Official event photo, credit unknown |
Another thing it quickens is a particular sense of nostalgia, one integral to my approach to roleplaying. I don't hear it often mentioned anymore, but some of the earliest adopters of Dungeons & Dragons after it got away from the war-gamers were Medievalists (SCA'dians, Renaissance Fest actors) and late-era bohemians, especially the one's heavily into Tolkien and pantheistic spiritualism. Though by the time I found roleplaying it was not physically present in the circles I gamed in, their foundational influence was still a big part of the culture. Articles and rulebooks would discuss running campaigns taking more-than-casual inspiration from history, ancient art and "personal discovery." It was an approach that resonated with me, much more so than play focused on combat or advancement-hunting, because it was reaching, however vaguely, for something sublime. Not to say it was dourly serious-minded; these were the folks who loved Monty Python, after all.

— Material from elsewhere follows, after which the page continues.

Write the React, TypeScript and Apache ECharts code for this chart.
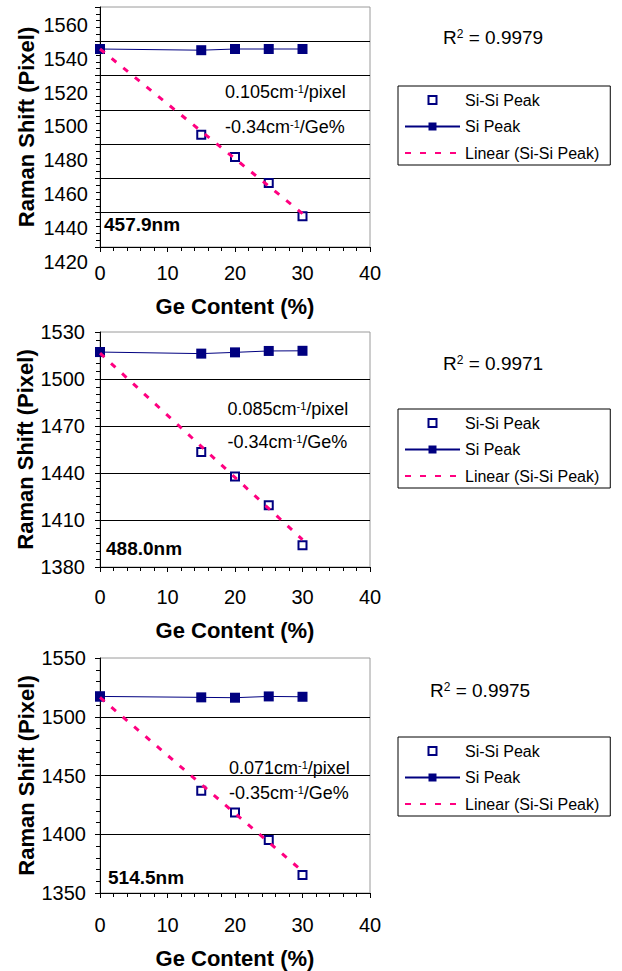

As far as I've seen, contemporary game texts don't really acknowledge that flavor of "Woo" anymore ("woo" meaning a soft, non-rigorous belief in magic, a bit of harmless irrationality). Sometimes I wonder if it all got drawn off into then used up by the Gothic aesthetic of the World of Darkness. Todays' tabletop culture seems largely dominated by hackers and collectors, builders of spreadsheets and action figure archives, not a tarot card reader to be found. Sometimes I ache to experience a game with a little old-tyme magik in it, and I don't mean a spell list.